It’s no secret that the economy is in trouble. The U.S. stock market suffered its worst first half of a year since 1970, and at the July 1 halfway mark of 2022, the S&P 500 was down 20.6% year to date.
Surging global inflation forced central banks to institute aggressive rate hikes after a decade of easy monetary policy, but markets are still struggling to choose a direction. All of this is causing companies – even profitable ones – to be cautious of spending and hiring.
IPO statistics show this trend. 2021 was a record setting year, and 1073 companies went public, raising a whopping $317 billion. When comparing this to the first half of 2022, (92 companies raising under $9 billion), 2022 is on track for a fraction of previous years, even with an unlikely second half turnaround.
All of this has caused many companies to change their growth plans. While it may make sense to press pause on large-scale financial moves such as an IPO or acquisition, that doesn’t mean growth has to stop entirely.

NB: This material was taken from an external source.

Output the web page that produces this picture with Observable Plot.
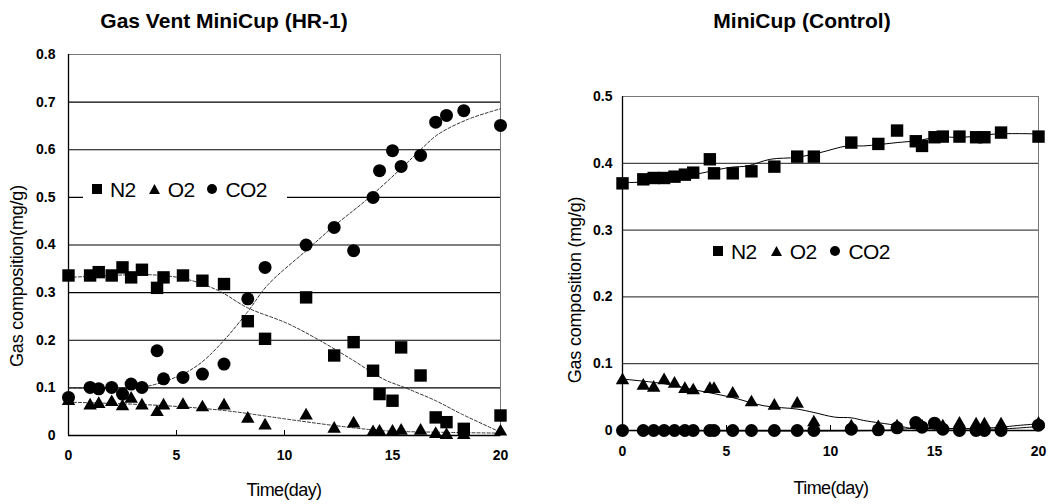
<!DOCTYPE html>
<html><head><meta charset="utf-8">
<script src="https://cdn.jsdelivr.net/npm/d3@7"></script>
<script src="https://cdn.jsdelivr.net/npm/@observablehq/plot@0.6"></script>
<style>
body{margin:0;background:#fff;}
#root{position:relative;width:1060px;height:504px;overflow:hidden;font-family:"Liberation Sans",Arial,sans-serif;color:#000;background:#fff;}
#root svg.plot{position:absolute;top:0;}
.abs{position:absolute;white-space:nowrap;line-height:1;}
.title{font-weight:bold;font-size:21px;transform:translate(-50%,-50%);}
.xlab{font-size:18px;letter-spacing:-0.6px;transform:translate(-50%,-50%);}
.ylab{font-size:18px;letter-spacing:-0.2px;transform:translate(-50%,-50%) rotate(-90deg);}
.legend{display:flex;align-items:center;font-size:21px;height:24px;transform:translateY(-50%);z-index:5;}
.legend svg{display:block;}
</style></head><body><div id="root"></div>
<script>
// ---------- data ----------
const seriesNames = ["N2", "O2", "CO2"];
const xTicks = [0, 5, 10, 15, 20];

// Left panel: Gas Vent MiniCup (HR-1)
const leftTitle = "Gas Vent MiniCup (HR-1)";
const leftDays = [0, 1, 1.4, 2, 2.5, 2.9, 3.4, 4.1, 4.4, 5.3, 6.2, 7.2, 8.3, 9.1, 11, 12.3, 13.2, 14.1, 14.4, 15, 15.4, 16.3, 17, 17.5, 18.3, 20];
const leftN2  = [0.336, 0.336, 0.343, 0.336, 0.353, 0.332, 0.348, 0.31, 0.332, 0.336, 0.325, 0.318, 0.24, 0.203, 0.29, 0.168, 0.196, 0.136, 0.087, 0.073, 0.185, 0.126, 0.038, 0.028, 0.014, 0.042];
const leftO2  = [0.072, 0.063, 0.066, 0.07, 0.061, 0.077, 0.063, 0.049, 0.063, 0.064, 0.059, 0.063, 0.035, 0.021, 0.042, 0.014, 0.025, 0.007, 0.008, 0.008, 0.01, 0.01, 0.003, 0.001, 0.001, 0.008];
const leftCO2 = [0.08, 0.101, 0.098, 0.101, 0.087, 0.108, 0.101, 0.178, 0.119, 0.122, 0.129, 0.15, 0.287, 0.353, 0.4, 0.437, 0.388, 0.5, 0.556, 0.598, 0.565, 0.588, 0.658, 0.672, 0.682, 0.651];
const leftFitN2Days  = [0, 2, 3.5, 5.3, 6.9, 8.3, 10.1, 11.5, 13.1, 14.6, 15.6, 17, 18.2, 20];
const leftFitN2      = [0.332, 0.336, 0.338, 0.33, 0.305, 0.268, 0.236, 0.203, 0.16, 0.118, 0.1, 0.073, 0.045, 0.007];
const leftFitO2Days  = [0, 4.3, 7.3, 10, 12.3, 14.6, 17, 20];
const leftFitO2      = [0.07, 0.063, 0.052, 0.035, 0.021, 0.01, 0.007, 0.005];
const leftFitCO2Days = [0, 2, 3.5, 5, 6, 7, 8.3, 9.2, 11, 12.3, 13.8, 15.5, 16.3, 17.1, 18.5, 20];
const leftFitCO2     = [0.1, 0.099, 0.102, 0.123, 0.148, 0.19, 0.26, 0.315, 0.388, 0.44, 0.495, 0.565, 0.6, 0.632, 0.664, 0.686];
const leftYTicks = [0, 0.1, 0.2, 0.3, 0.4, 0.5, 0.6, 0.7, 0.8];
const leftGrid = [0.1, 0.2, 0.3, 0.4, 0.5, 0.6, 0.7];

// Right panel: MiniCup (Control)
const rightTitle = "MiniCup (Control)";
const rightDays = [0, 1, 1.5, 2, 2.5, 3, 3.4, 4.2, 4.4, 5.3, 6.2, 7.3, 8.4, 9.2, 11, 12.3, 13.2, 14.1, 14.4, 15, 15.4, 16.2, 17, 17.4, 18.2, 20];
const rightN2  = [0.37, 0.376, 0.378, 0.378, 0.38, 0.383, 0.386, 0.406, 0.385, 0.385, 0.388, 0.395, 0.41, 0.41, 0.431, 0.429, 0.449, 0.433, 0.426, 0.439, 0.44, 0.44, 0.439, 0.439, 0.446, 0.44];
const rightO2  = [0.075, 0.067, 0.064, 0.075, 0.07, 0.062, 0.06, 0.062, 0.062, 0.055, 0.042, 0.037, 0.04, 0.012, 0.006, 0.005, 0.006, 0.008, 0.006, 0.008, 0.006, 0.01, 0.009, 0.009, 0.009, 0.01];
const rightCO2 = [0, 0, 0, 0, 0, 0, 0, 0, 0, 0, 0, 0, 0, 0, 0.002, 0.001, 0.004, 0.012, 0.005, 0.011, 0.002, 0, 0, 0, 0, 0.008];
const rightFitN2Days  = [0, 2, 3.6, 5.2, 6, 7.1, 8.4, 9.5, 10.8, 11.6, 13.2, 14.2, 15.1, 16.4, 18, 20];
const rightFitN2      = [0.371, 0.374, 0.384, 0.394, 0.396, 0.406, 0.409, 0.416, 0.426, 0.426, 0.431, 0.434, 0.439, 0.439, 0.444, 0.444];
const rightFitO2Days  = [0, 2, 3.6, 5.2, 6.8, 8.4, 9.2, 10.2, 11, 11.6, 13.2, 14, 15, 16.6, 18.2, 19, 20];
const rightFitO2      = [0.077, 0.07, 0.06, 0.05, 0.037, 0.032, 0.027, 0.02, 0.019, 0.015, 0.0075, 0.0025, 0.0025, 0.0025, 0.005, 0.0075, 0.01];
const rightFitCO2Days = [0, 12.3, 14, 16, 18, 20];
const rightFitCO2     = [0, 0, 0.003, 0.003, 0.002, 0.006];
const rightYTicks = [0, 0.1, 0.2, 0.3, 0.4, 0.5];
const rightGrid = [0.1, 0.2, 0.3, 0.4];

// ---------- build ----------
const root = document.getElementById("root");
const fmt = d => d === 0 ? "0" : d3.format(".1f")(d);
const rows = (days, vals, s) => days.map((d, i) => ({day: d, v: vals[i], s}));

function panel(o) {
  const innerH = o.height - o.mt - o.mb;
  const pts = [].concat(rows(o.days, o.n2, "N2"), rows(o.days, o.o2, "O2"), rows(o.days, o.co2, "CO2"));
  const fitStyle = o.dashed ? {stroke: "#333", strokeWidth: 1, strokeDasharray: "3,2"} : {stroke: "#000", strokeWidth: 1};
  const svg = Plot.plot({
    width: o.width, height: o.height,
    marginTop: o.mt, marginRight: o.mr, marginBottom: o.mb, marginLeft: o.ml,
    style: {fontFamily: "'Liberation Sans', Arial, sans-serif", fontSize: "14px", fontWeight: "bold", background: "transparent", overflow: "visible"},
    x: {domain: [0, 20]},
    y: {domain: [0, o.yMax]},
    symbol: {domain: seriesNames, range: ["square", "triangle", "circle"]},
    marks: [
      Plot.frame({stroke: "#777", strokeWidth: 1}),
      Plot.ruleY(o.grid, {stroke: "#000", strokeWidth: o.gridW}),
      Plot.ruleY([0], {stroke: "#000", strokeWidth: 1.3}),
      Plot.ruleX([0], {stroke: "#000", strokeWidth: 1.3}),
      Plot.ruleX([5, 10, 15], {stroke: "#000", insetTop: innerH - 5}),
      Plot.axisY({ticks: o.yTicks, tickSize: 0, tickPadding: o.yPad, tickFormat: fmt, label: null}),
      Plot.axisX({ticks: xTicks, tickSize: 0, tickPadding: o.xPad, tickFormat: d => String(d), label: null}),
      Plot.line(rows(o.fitN2Days, o.fitN2, "N2"), {x: "day", y: "v", curve: "catmull-rom", ...fitStyle}),
      Plot.line(rows(o.fitO2Days, o.fitO2, "O2"), {x: "day", y: "v", curve: "catmull-rom", ...fitStyle}),
      Plot.line(rows(o.fitCO2Days, o.fitCO2, "CO2"), {x: "day", y: "v", curve: "catmull-rom", ...fitStyle}),
      Plot.dot(pts.filter(d => d.s === "O2"), {x: "day", y: "v", symbol: "s", fill: "#000", r: 5}),
      Plot.dot(pts.filter(d => d.s === "N2"), {x: "day", y: "v", symbol: "s", fill: "#000", r: 7}),
      Plot.dot(pts.filter(d => d.s === "CO2"), {x: "day", y: "v", symbol: "s", fill: "#000", r: 6.5})
    ]
  });
  svg.classList.add("plot");
  svg.style.position = "absolute";
  svg.style.left = o.left + "px";
  svg.style.top = "0px";
  root.appendChild(svg);
}

panel({left: 0, width: 530, height: 504, mt: 54, mr: 30, mb: 69, ml: 68, yMax: 0.8,
  days: leftDays, n2: leftN2, o2: leftO2, co2: leftCO2,
  fitN2Days: leftFitN2Days, fitN2: leftFitN2, fitO2Days: leftFitO2Days, fitO2: leftFitO2,
  fitCO2Days: leftFitCO2Days, fitCO2: leftFitCO2,
  yTicks: leftYTicks, grid: leftGrid, gridW: 1.2, dashed: true, yPad: 13, xPad: 15});

panel({left: 530, width: 530, height: 504, mt: 96, mr: 22, mb: 74, ml: 92, yMax: 0.5,
  days: rightDays, n2: rightN2, o2: rightO2, co2: rightCO2,
  fitN2Days: rightFitN2Days, fitN2: rightFitN2, fitO2Days: rightFitO2Days, fitO2: rightFitO2,
  fitCO2Days: rightFitCO2Days, fitCO2: rightFitCO2,
  yTicks: rightYTicks, grid: rightGrid, gridW: 0.9, dashed: false, yPad: 10, xPad: 16});

// ---------- text ----------
function addText(cls, txt, x, y) {
  const d = document.createElement("div");
  d.className = "abs " + cls;
  d.textContent = txt;
  d.style.left = x + "px";
  d.style.top = y + "px";
  root.appendChild(d);
}
addText("title", leftTitle, 224, 20);
addText("title", rightTitle, 802, 20);
addText("xlab", "Time(day)", 284, 490);
addText("xlab", "Time(day)", 831, 488);
addText("ylab", "Gas composition(mg/g)", 17, 276);
addText("ylab", "Gas composition (mg/g)", 575, 290);

// ---------- legends ----------
const symbolSvg = {
  N2: '<svg width="10" height="10"><rect x="0" y="0" width="10" height="10" fill="#000"/></svg>',
  O2: '<svg width="11" height="10"><path d="M5.5,0L11,10L0,10Z" fill="#000"/></svg>',
  CO2: '<svg width="10" height="10"><circle cx="5" cy="5" r="5" fill="#000"/></svg>'
};
function legend(x, y, w, bg, gaps) {
  const d = document.createElement("div");
  d.className = "abs legend";
  d.style.left = x + "px";
  d.style.top = y + "px";
  if (w) d.style.width = w + "px";
  if (bg) d.style.background = "#fff";
  d.style.paddingLeft = gaps[0] + "px";
  seriesNames.forEach((s, i) => {
    const sym = document.createElement("span");
    sym.innerHTML = symbolSvg[s];
    sym.style.marginLeft = (i === 0 ? 0 : gaps[2]) + "px";
    const t = document.createElement("span");
    t.textContent = s;
    t.style.marginLeft = gaps[1] + "px";
    t.style.letterSpacing = "-0.6px";
    d.appendChild(sym);
    d.appendChild(t);
  });
  root.appendChild(d);
}
legend(83, 189, 195, true, [9, 8, 13]);
legend(713, 251, null, false, [0, 8, 14]);
</script></body></html>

Instead of focusing on traditional high scale growth such as hiring quickly and raising additional funding, now is a great time for companies to focus on other aspects of growth, namely investing internally.
There are multiple ways to invest in your business that don’t require scaling significantly or increasing hirings. Most importantly, CFOs have the power to weather a recession without falling back on large cutbacks or mass layoffs. Here are a few examples of categories they can invest in internally:
Thinking outside the box with R&D
Researching M&A opportunities
Improving internal processes
Doing this will not only help the organization survive the recession, but it will also help companies emerge from the period stronger and in a better position for growth over competitors. And no matter what type of economic period is occurring, taking a step back and investing internally will allow for companies to rethink their processes and make more thoughtful and measured decisions.
Outside the box mentality shift
Although high interest rates, low consumer sentiments, and economic slowdowns come with many challenges, it is also a good time to refocus efforts. Many young companies with high levels of growth (especially during the 2021 “easy money” days) tend to focus most of their efforts on the top line. A huge percentage of their investments and resources go into building marketing, branding, and sales, and lead generation, while the other processes are left behind.
It is usually only later, when a company is checking the option of an IPO, or being closely scrutinized by stakeholders and the public, that they start looking at the operational aspects of their back office. And that’s when they realize they are much farther behind than they thought.
For companies to have a successful IPO, they need to have all aspects of the organization on a high level, including the “behind the scenes” processes that may have been ignored until now. All of the financial operations, such as more efficient budgeting and forecasting automation and upgrading payroll and accounting, are just as important as a healthy level of brand recognition and company growth.
Start with simple improvements
In a time when many companies are putting a total freeze on hiring, or even going backwards by conducting mass layoffs, it is important to start with small improvements. An easy place to start is to look for manual processes, as these take up the most time and also are usually quick and relatively cheap fixes.
Some examples of these are FP&A solutions that consolidate manual processes and increase analytical insights. Another example is human capital management (HCM) in which far too many companies are still using emails and spreadsheets to manage their employees instead of one software that manages everything from A-Z.
Lastly, is simply encouraging internal upskilling. Giving employees a say in their career path, whether it be increased responsibilities or more options for company input, will almost always increase motivation and productivity. While this needs to come along with increased salaries and benefits, it costs significantly less time and money than hiring new employees and is a great option for company growth during an economic downturn.
Although many organizations understand the need to upgrade and modernize their financial processes and encourage company growth even when money is tight, it doesn’t mean that there aren’t obstacles involved.
For those trying to modernize and upgrade financial automation, many finance teams find that the biggest challenge is getting management onboard, especially during difficult economic times when spending extra money on new developments sounds quite scary.
But getting a demo to show the value, or using financial statements to see how much money companies are leaving on the table can make management far more excited about dishing out the money for this. This is especially true if finance teams are able to prioritize and focus on key pain points that are costing the company a particular amount of money or time.
Economic downturns are a good time to think outside the box. Whether it’s a change of course for R&D, rethinking internal processes that have been pushed off for too long, or investing in automation, there are plenty of ways to improve a company’s value without investing huge sums of money or taking on additional risks.